* _Task prompt_
Transcribe the lines from the start of the data below through the line with "9000, 9500, 10000];", word for word and nothing more.

* _Information supplied_
##########
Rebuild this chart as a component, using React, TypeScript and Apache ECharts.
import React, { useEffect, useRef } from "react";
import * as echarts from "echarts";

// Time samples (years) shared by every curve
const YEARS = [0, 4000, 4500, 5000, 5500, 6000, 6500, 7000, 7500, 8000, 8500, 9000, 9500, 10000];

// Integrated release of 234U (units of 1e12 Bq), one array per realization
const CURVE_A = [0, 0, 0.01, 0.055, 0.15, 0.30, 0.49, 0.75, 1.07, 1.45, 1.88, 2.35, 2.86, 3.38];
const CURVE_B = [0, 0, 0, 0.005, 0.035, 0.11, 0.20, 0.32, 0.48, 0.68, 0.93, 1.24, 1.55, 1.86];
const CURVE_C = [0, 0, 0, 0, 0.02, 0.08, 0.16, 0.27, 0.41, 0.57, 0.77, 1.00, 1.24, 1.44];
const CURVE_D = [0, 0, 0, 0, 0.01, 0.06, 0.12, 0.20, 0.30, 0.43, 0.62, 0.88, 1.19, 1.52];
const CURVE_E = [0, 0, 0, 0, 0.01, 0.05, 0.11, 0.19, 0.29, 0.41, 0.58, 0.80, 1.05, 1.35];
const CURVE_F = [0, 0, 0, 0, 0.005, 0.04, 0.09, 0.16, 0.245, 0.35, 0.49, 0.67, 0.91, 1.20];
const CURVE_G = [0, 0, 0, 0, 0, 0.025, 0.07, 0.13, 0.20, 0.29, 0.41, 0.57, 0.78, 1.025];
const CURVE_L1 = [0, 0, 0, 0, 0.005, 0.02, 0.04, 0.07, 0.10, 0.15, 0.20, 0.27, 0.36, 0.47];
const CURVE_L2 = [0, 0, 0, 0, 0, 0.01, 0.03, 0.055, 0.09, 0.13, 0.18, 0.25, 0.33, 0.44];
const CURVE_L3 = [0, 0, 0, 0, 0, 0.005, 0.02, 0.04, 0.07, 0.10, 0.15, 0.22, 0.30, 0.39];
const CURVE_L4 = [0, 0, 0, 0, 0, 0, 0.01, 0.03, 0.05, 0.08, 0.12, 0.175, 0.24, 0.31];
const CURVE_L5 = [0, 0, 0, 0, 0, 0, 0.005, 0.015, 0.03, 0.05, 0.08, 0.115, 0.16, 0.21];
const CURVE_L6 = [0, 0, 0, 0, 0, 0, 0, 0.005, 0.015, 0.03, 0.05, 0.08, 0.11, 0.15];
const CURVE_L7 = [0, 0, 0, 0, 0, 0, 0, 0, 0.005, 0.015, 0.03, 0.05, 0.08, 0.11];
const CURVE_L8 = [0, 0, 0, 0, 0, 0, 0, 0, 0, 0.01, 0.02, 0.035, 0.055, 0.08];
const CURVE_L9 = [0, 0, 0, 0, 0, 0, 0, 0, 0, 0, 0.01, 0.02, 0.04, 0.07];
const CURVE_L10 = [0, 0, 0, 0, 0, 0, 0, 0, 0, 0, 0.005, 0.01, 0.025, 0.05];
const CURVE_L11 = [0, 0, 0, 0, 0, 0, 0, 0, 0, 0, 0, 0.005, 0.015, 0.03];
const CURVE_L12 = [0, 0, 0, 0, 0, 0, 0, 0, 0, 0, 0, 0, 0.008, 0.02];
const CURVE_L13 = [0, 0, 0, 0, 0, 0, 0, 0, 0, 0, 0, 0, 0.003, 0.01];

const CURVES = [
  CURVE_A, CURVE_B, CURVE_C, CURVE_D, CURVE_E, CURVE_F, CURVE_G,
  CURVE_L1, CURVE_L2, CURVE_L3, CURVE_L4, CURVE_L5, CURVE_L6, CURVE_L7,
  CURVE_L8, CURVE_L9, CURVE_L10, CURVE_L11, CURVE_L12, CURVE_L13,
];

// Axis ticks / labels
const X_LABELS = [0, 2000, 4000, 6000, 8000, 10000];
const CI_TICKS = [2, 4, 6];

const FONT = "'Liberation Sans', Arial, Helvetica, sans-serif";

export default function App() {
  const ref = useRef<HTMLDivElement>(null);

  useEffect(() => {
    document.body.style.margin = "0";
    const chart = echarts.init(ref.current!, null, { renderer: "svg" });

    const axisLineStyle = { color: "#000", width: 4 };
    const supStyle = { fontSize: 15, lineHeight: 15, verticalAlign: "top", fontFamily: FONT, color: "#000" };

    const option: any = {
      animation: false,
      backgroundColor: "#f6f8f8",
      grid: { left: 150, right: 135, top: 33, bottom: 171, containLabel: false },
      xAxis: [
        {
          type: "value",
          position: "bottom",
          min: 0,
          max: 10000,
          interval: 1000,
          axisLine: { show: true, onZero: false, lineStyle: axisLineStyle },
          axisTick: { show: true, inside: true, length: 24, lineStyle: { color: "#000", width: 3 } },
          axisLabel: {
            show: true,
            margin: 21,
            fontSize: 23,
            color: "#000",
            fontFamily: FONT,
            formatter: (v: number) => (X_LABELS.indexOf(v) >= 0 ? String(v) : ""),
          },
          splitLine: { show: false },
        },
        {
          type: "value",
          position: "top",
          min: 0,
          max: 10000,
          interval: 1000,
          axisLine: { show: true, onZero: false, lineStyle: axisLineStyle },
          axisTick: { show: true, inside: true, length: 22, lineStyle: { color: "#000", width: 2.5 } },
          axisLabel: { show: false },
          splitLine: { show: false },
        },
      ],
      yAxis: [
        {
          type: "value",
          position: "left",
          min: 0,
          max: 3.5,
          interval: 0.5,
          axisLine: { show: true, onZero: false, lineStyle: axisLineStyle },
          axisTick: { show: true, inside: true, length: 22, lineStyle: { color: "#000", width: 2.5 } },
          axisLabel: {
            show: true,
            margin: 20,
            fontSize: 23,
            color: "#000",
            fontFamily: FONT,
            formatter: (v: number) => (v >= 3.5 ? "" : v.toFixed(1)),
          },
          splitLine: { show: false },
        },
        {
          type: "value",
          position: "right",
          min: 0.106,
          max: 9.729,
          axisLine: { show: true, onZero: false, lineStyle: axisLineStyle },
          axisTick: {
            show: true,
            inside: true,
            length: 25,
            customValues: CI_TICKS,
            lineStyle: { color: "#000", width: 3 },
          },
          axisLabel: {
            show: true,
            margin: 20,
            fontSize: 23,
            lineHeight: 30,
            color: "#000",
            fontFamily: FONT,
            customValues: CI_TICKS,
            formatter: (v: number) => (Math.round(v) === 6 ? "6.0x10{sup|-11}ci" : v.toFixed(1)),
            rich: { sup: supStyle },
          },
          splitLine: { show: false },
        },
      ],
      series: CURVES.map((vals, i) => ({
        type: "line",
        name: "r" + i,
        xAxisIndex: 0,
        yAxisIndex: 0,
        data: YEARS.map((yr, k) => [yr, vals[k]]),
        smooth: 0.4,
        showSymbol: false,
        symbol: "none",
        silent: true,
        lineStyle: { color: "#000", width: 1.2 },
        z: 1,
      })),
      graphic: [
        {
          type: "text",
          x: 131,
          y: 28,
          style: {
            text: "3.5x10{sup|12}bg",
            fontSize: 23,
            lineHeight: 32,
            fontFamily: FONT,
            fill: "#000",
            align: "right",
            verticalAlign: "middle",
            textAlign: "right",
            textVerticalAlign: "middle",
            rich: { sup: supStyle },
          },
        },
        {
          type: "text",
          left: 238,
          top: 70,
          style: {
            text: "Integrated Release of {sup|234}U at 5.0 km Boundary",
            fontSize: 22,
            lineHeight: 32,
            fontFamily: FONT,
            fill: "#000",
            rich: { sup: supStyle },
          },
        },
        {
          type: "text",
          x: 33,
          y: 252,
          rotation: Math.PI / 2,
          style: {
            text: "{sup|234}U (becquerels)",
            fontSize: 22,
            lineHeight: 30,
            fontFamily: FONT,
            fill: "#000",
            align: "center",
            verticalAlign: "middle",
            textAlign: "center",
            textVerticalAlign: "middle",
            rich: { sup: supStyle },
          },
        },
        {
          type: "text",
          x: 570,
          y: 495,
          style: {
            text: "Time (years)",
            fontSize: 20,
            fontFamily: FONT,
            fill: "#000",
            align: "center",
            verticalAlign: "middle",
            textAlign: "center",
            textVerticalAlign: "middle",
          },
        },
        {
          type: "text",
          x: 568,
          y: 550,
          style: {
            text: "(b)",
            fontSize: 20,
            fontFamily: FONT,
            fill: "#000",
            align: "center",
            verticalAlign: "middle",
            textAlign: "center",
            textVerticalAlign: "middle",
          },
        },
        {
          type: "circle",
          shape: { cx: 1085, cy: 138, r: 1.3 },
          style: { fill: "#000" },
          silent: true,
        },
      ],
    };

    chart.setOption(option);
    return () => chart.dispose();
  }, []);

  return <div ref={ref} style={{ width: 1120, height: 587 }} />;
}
##########
* _Result of the task_
Rebuild this chart as a component, using React, TypeScript and Apache ECharts.
import React, { useEffect, useRef } from "react";
import * as echarts from "echarts";

// Time samples (years) shared by every curve
const YEARS = [0, 4000, 4500, 5000, 5500, 6000, 6500, 7000, 7500, 8000, 8500, 9000, 9500, 10000];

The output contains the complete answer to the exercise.